While the EU is focused on labour market and fiscal integration – mostly through an open border and a common currency, the idea of full monetary union is next to impossible without closer political integration.  The Greek fiasco is a pretty telling test of Europe’s real commitment to the EU project, because it’s not just about having protocol-obsessed summits, but requires someone to open their purse strings rather generously with little political gains – if not massive political losses.

Those outside of the immediate currency zone don’t want a Greek bailout (emphasis mine).

Since 2004, the promise made to the ex-communist newcomers was that they would replace the Club Med countries as principal beneficiaries of EU funds aimed at economic convergence within the union. Such countries, some of which, like Poland, have done better than most in this crisis, are likely to take it rather badly if future convergence flows are diverted away from them, and back to countries that have wasted so much EU cash like Greece, in what will look like a reward for failure. Add to that that newcomers outside the euro zone, like Hungary or Latvia have had to endure horrible austerity programmes in the last two years under IMF supervision, while countries inside the euro zone are to be spared IMF programmes. In this round-up of EU press reactions, you will note that Czech and Hungarian newspapers are strikingly unsympathetic to the idea of an easy bail-out for Greece.

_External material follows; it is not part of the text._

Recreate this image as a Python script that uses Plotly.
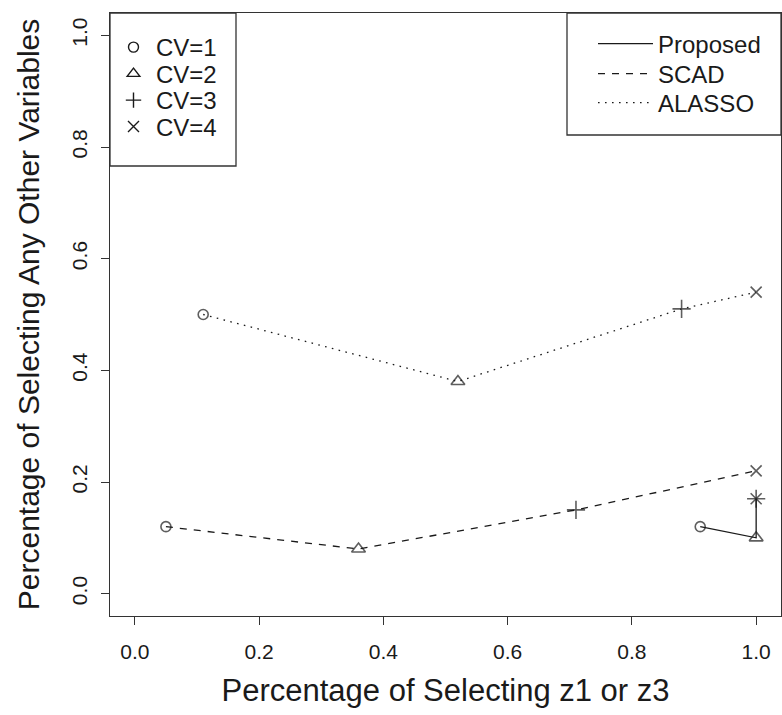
import plotly.graph_objects as go

# Point symbols used for each CV setting (same order as the x/y arrays)
cv_labels = ["CV=1", "CV=2", "CV=3", "CV=4"]
cv_symbols = ["circle-open", "triangle-up-open", "cross-thin-open", "x-thin-open"]
cv_sizes = [10, 12, 13, 11]

# Methods and their line styles
methods = ["Proposed", "SCAD", "ALASSO"]
method_dash = ["solid", "7px,7px", "1.6px,5.4px"]

# Percentage of selecting z1 or z3 (x) vs any other variables (y), CV=1..4
proposed_x = [0.91, 1.00, 1.00, 1.00]
proposed_y = [0.12, 0.10, 0.17, 0.17]
scad_x = [0.05, 0.36, 0.71, 1.00]
scad_y = [0.12, 0.08, 0.15, 0.22]
alasso_x = [0.11, 0.52, 0.88, 1.00]
alasso_y = [0.50, 0.38, 0.51, 0.54]

tick_vals = [0.0, 0.2, 0.4, 0.6, 0.8, 1.0]
tick_text = ["0.0", "0.2", "0.4", "0.6", "0.8", "1.0"]

INK = "#1a1a1a"
FONT = "Liberation Sans, Arial, Helvetica, sans-serif"

W, H = 782, 715
ML, MR, MT, MB = 110, 1, 13, 99
PW, PH = W - ML - MR, H - MT - MB


def px_x(p):
    return (p - ML) / PW


def px_y(p):
    return 1 - (p - MT) / PH


fig = go.Figure()

series = [(proposed_x, proposed_y), (scad_x, scad_y), (alasso_x, alasso_y)]
for name, dash, (xs, ys) in zip(methods, method_dash, series):
    fig.add_trace(go.Scatter(
        x=xs, y=ys, mode="lines+markers", name=name, showlegend=False,
        line=dict(color=INK, width=1.3, dash=dash),
        marker=dict(symbol=cv_symbols, size=cv_sizes, color=INK,
                    line=dict(color=INK, width=1.6)),
    ))

# Legend keys: one legend per row so rows can sit on a fixed pitch
legend_layouts = {}
left_rows = [47.5, 74, 100.5, 127]
for i, (lab, sym, sz) in enumerate(zip(cv_labels, cv_symbols, cv_sizes)):
    key = "legend" if i == 0 else f"legend{i + 1}"
    fig.add_trace(go.Scatter(
        x=[None], y=[None], mode="markers", name=lab, legend=key,
        marker=dict(symbol=sym, size=min(sz, 11), color=INK,
                    line=dict(color=INK, width=1.4)),
    ))
    legend_layouts[key] = dict(
        x=px_x(111), y=px_y(left_rows[i]), xanchor="left", yanchor="middle",
        bgcolor="rgba(0,0,0,0)", borderwidth=0, itemwidth=35,
        font=dict(family=FONT, size=24, color=INK),
    )

right_rows = [44, 74, 103]
for j, (name, dash) in enumerate(zip(methods, method_dash)):
    key = f"legend{j + 5}"
    fig.add_trace(go.Scatter(
        x=[None], y=[None], mode="lines", name=name, legend=key,
        line=dict(color=INK, width=1.3, dash=dash),
    ))
    legend_layouts[key] = dict(
        x=px_x(593), y=px_y(right_rows[j]), xanchor="left", yanchor="middle",
        bgcolor="rgba(0,0,0,0)", borderwidth=0, itemwidth=55,
        font=dict(family=FONT, size=24, color=INK),
    )

# Legend frames
frame = dict(type="rect", xref="paper", yref="paper", layer="above",
             line=dict(color="#333333", width=1.3), fillcolor="rgba(0,0,0,0)")
shapes = [
    dict(frame, x0=0, x1=px_x(236), y0=px_y(166), y1=1),
    dict(frame, x0=px_x(567), x1=1, y0=px_y(135), y1=1),
]

axis_common = dict(
    tickvals=tick_vals, ticktext=tick_text, ticks="outside", ticklen=8,
    tickwidth=1.2, tickcolor="#333333", showline=True, mirror=True,
    linecolor="#333333", linewidth=1.3, showgrid=False, zeroline=False,
    automargin=False, tickfont=dict(family=FONT, size=21, color=INK),
)

fig.update_layout(
    width=W, height=H,
    margin=dict(l=ML, r=MR, t=MT, b=MB, pad=0),
    paper_bgcolor="white", plot_bgcolor="white",
    font=dict(family=FONT, color=INK),
    shapes=shapes,
    xaxis=dict(axis_common, range=[-0.04, 1.04], ticklabelstandoff=9,
               title=dict(text="Percentage of Selecting z1 or z3",
                          font=dict(family=FONT, size=31, color=INK), standoff=16)),
    yaxis=dict(axis_common, range=[-0.04, 1.04], tickangle=-90, ticklabelstandoff=5,
               title=dict(text="Percentage of Selecting Any Other Variables",
                          font=dict(family=FONT, size=30, color=INK), standoff=19)),
    **legend_layouts,
)

fig.write_html("out.html")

And those at the core of the EU, namely France and Germany, can’t seem to agree on just exactly what “economic co-ordination” means.

On February 11th [Angela Merkel] said that “economic government” meant economic co-ordination among the 27 leaders of the EU. Nicolas Sarkozy, standing next to her, means something quite different by economic government: he has made no secret of wanting to increase the power of the heads of state and government from the 16 euro zone countries, turning them into an inner core Europe (that just so happens to look rather like Europe before the big bang enlargement).